A contingency in the sale of a business is a condition in the contract of sale or offer that must be resolved, satisfied or rectified by either a buyer or seller. If they are not satisfied then the sale will generally not go forward. Most offers on a business contain one or more contingencies. The sale may be subject to the buyer obtaining financing, or the seller repaving the parking lot. Experienced business brokers have seen just about every contingency there is. Most of these are placed in the offer by a buyer who has concerns about one or more issue and needs it or them to be satisfied before proceeding with or closing the sale.

It may be as simple as the sale is contingent upon the buyer receiving a five-year extension of the lease by [a certain date]. Or, the offer to purchase may state that the sale is conditional upon the buyer’s approval of the seller’s books and records.

The difference between the two examples is that in the first one, it is a specific event that must be satisfied, and a time limit is specified. The second example is open-ended, meaning that a buyer could opt out of the deal by disapproving the books and records essentially for any reason.

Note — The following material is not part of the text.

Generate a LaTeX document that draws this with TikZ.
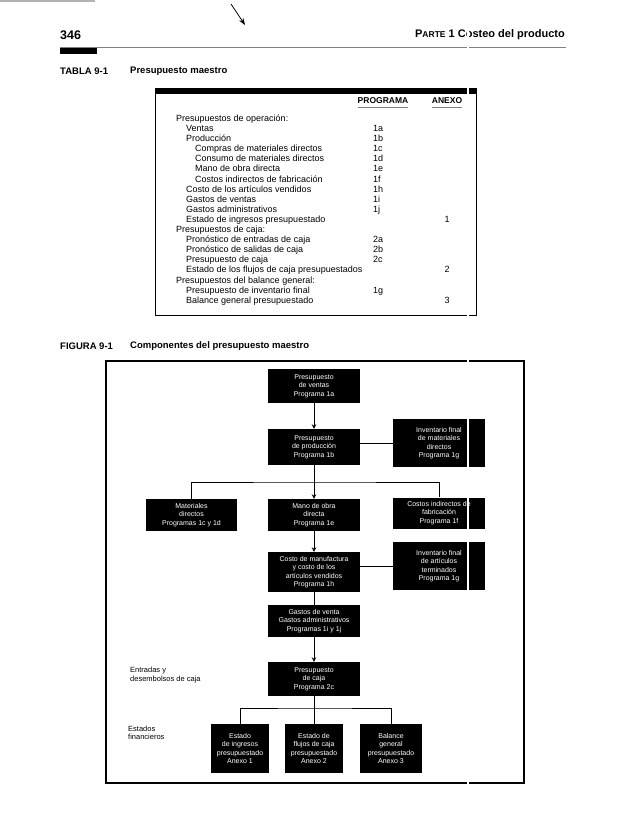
\documentclass[tikz,border=0pt]{standalone}
\usepackage{fontspec}
\setmainfont{Liberation Sans}
\usetikzlibrary{arrows.meta}

\tikzset{
  box/.style={fill=black, text=white, align=center, inner sep=1pt,
    font=\fontsize{7}{8.5}\selectfont},
  row/.style={anchor=west, inner sep=0pt, text height=6.5pt, text depth=2pt,
    font=\fontsize{9}{10}\selectfont},
  code/.style={anchor=west, inner sep=0pt, text height=6.5pt, text depth=2pt,
    font=\fontsize{9}{10}\selectfont},
  colhead/.style={inner sep=0pt, text height=6.5pt, text depth=1pt,
    font=\fontsize{8.5}{10}\selectfont\bfseries},
  side/.style={anchor=west, align=left, inner sep=0pt, font=\fontsize{7.5}{8.5}\selectfont},
  head/.style={anchor=west, inner sep=0pt, font=\fontsize{9.5}{11}\selectfont\bfseries},
  link/.style={line width=0.8pt},
  flow/.style={line width=0.8pt, -{Stealth[length=4.5pt,width=4.5pt]}},
}

\begin{document}
\begin{tikzpicture}[x=1pt, y=-1pt]
    \useasboundingbox (0,0) rectangle (638,821);

    % marks of the scan
    \draw[gray!60, line width=2.5pt] (0,1) -- (95,1);
    \draw[line width=0.8pt, -{Stealth[length=7pt,width=5pt]}] (231,4) -- (245,25);

    % page head
    \node[anchor=west, inner sep=0pt, font=\fontsize{12.5}{14}\selectfont\bfseries] (page) at (60,35) {346};
    \node[anchor=east, inner sep=0pt, font=\fontsize{11}{13}\selectfont\bfseries] (part) at (565,35) {P{\fontsize{8.5}{10}\selectfont ARTE} 1 Costeo del producto};
    \draw[gray, line width=0.6pt] (60,47) -- (566,47);
    \fill (60,48) rectangle (97,54);

    % table
    \node[head] (tab) at (60,71) {TABLA 9-1};
    \node[head] (tabname) at (130,71) {Presupuesto maestro};
    \fill (155,88) rectangle (477,94);
    \draw[line width=0.7pt] (155,94) -- (155,315) -- (476,315) -- (476,94);

    \node[colhead] (prog) at (383,101) {PROGRAMA};
    \node[colhead] (anexo) at (447,101) {ANEXO};
    \draw[gray, line width=0.7pt] ([yshift=-2pt]prog.south west) -- ([yshift=-2pt]prog.south east);
    \draw[gray, line width=0.7pt] ([yshift=-2pt]anexo.south west) -- ([yshift=-2pt]anexo.south east);

    \node[row] (r1) at (176,119) {Presupuestos de operación:};
    \node[row] (r2) at (186,129) {Ventas};
    \node[row] (r3) at (186,139) {Producción};
    \node[row] (r4) at (195,149) {Compras de materiales directos};
    \node[row] (r5) at (195,159) {Consumo de materiales directos};
    \node[row] (r6) at (195,169) {Mano de obra directa};
    \node[row] (r7) at (195,180) {Costos indirectos de fabricación};
    \node[row] (r8) at (186,190) {Costo de los artículos vendidos};
    \node[row] (r9) at (186,200) {Gastos de ventas};
    \node[row] (r10) at (186,210) {Gastos administrativos};
    \node[row] (r11) at (186,220) {Estado de ingresos presupuestado};
    \node[row] (r12) at (176,230) {Presupuestos de caja:};
    \node[row] (r13) at (186,240) {Pronóstico de entradas de caja};
    \node[row] (r14) at (186,250) {Pronóstico de salidas de caja};
    \node[row] (r15) at (186,260) {Presupuesto de caja};
    \node[row] (r16) at (186,270) {Estado de los flujos de caja presupuestados};
    \node[row] (r17) at (176,281) {Presupuestos del balance general:};
    \node[row] (r18) at (186,291) {Presupuesto de inventario final};
    \node[row] (r19) at (186,301) {Balance general presupuestado};

    \coordinate (pcol) at (373,0);
    \node[code] (p2) at (pcol |- r2) {1a};
    \node[code] (p3) at (pcol |- r3) {1b};
    \node[code] (p4) at (pcol |- r4) {1c};
    \node[code] (p5) at (pcol |- r5) {1d};
    \node[code] (p6) at (pcol |- r6) {1e};
    \node[code] (p7) at (pcol |- r7) {1f};
    \node[code] (p8) at (pcol |- r8) {1h};
    \node[code] (p9) at (pcol |- r9) {1i};
    \node[code] (p10) at (pcol |- r10) {1j};
    \node[code] (p13) at (pcol |- r13) {2a};
    \node[code] (p14) at (pcol |- r14) {2b};
    \node[code] (p15) at (pcol |- r15) {2c};
    \node[code] (p18) at (pcol |- r18) {1g};

    \node[code, anchor=center] (a11) at (anexo |- r11) {1};
    \node[code, anchor=center] (a16) at (anexo |- r16) {2};
    \node[code, anchor=center] (a19) at (anexo |- r19) {3};

    % figure
    \node[head] (fig) at (60,346) {FIGURA 9-1};
    \node[head] (figname) at (130,346) {Componentes del presupuesto maestro};
    \draw[line width=1.3pt] (106,361) rectangle (524,783);

    \node[box, minimum width=92pt, minimum height=34pt] (ventas) at (314,386) {Presupuesto\\de ventas\\Programa 1a};
    \node[box, minimum width=92pt, minimum height=36pt] (prod) at (314,447) {Presupuesto\\de producción\\Programa 1b};
    \node[box, minimum width=92pt, minimum height=48pt] (invmat) at (439,443) {Inventario final\\de materiales\\directos\\Programa 1g};
    \node[box, minimum width=91pt, minimum height=32pt] (mat) at (191.5,515) {Materiales\\directos\\Programas 1c y 1d};
    \node[box, minimum width=92pt, minimum height=32pt] (mano) at (314,515) {Mano de obra\\directa\\Programa 1e};
    \node[box, minimum width=92pt, minimum height=31pt] (costos) at (439,513) {Costos indirectos de\\fabricación\\Programa 1f};
    \node[box, minimum width=92pt, minimum height=40pt] (manuf) at (314,572) {Costo de manufactura\\y costo de los\\artículos vendidos\\Programa 1h};
    \node[box, minimum width=92pt, minimum height=48pt] (invart) at (439,566) {Inventario final\\de artículos\\terminados\\Programa 1g};
    \node[box, minimum width=92pt, minimum height=32pt] (gastos) at (314,621) {Gastos de venta\\Gastos administrativos\\Programas 1i y 1j};
    \node[box, minimum width=92pt, minimum height=34pt] (caja) at (314,679) {Presupuesto\\de caja\\Programa 2c};
    \node[box, minimum width=58pt, minimum height=49pt] (ingr) at (240,748.5) {Estado\\de ingresos\\presupuestado\\Anexo 1};
    \node[box, minimum width=58pt, minimum height=49pt] (flujos) at (314,748.5) {Estado de\\flujos de caja\\presupuestado\\Anexo 2};
    \node[box, minimum width=62pt, minimum height=49pt] (bal) at (391,748.5) {Balance\\general\\presupuestado\\Anexo 3};

    \node[side] (cash) at (130,675) {Entradas y\\desembolsos de caja};
    \node[side] (fin) at (128,733) {Estados\\financieros};

    \coordinate (bus1) at (314,482);
    \coordinate (bus2) at (314,708);

    \draw[flow] (ventas) -- (prod);
    \draw[link] (invmat.west) -- (invmat.west -| prod.east);
    \draw[flow] (prod) -- (mano);
    \draw[link] (mat.north) |- (bus1) -| (costos.north);
    \draw[flow] (mano) -- (manuf);
    \draw[link] (invart.west) -- (invart.west -| manuf.east);
    \draw[link] (manuf) -- (gastos);
    \draw[flow] (gastos) -- (caja);
    \draw[link] (caja) -- (bus2);
    \draw[link] (ingr.north) |- (bus2) -| (bal.north);
    \draw[link] (bus2) -- (flujos);

    % white streak of the scan
    \draw[white, line width=1.8pt] (468,0) -- (468,821);

\end{tikzpicture}
\end{document}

Here are some tips on contingencies:

  • There should be a time period in which the contingency must be satisfied. Without it the deal could go on almost forever.
  • It, or they, as the case may be, should be reasonable. There is no point in making the sale contingent on moving the building to the next state. As they say – “it ain’t going to happen.”
  • Contingencies should be limited to very important or critical issues – those that impact whether a buyer will actually purchase the business or not. Minor items should be resolved prior to an offer being written.
  • Confidentiality or proprietary issues may influence whether a buyer will buy the business, but the seller is not willing to proceed until an offer containing price and terms is agreed upon.
  • Contingencies come in all sizes and shapes. Very few offers don’t contain at least one, and usually more than one. They are an inevitable part of selling – and buying a business. A business broker knows what is reasonable and what is not.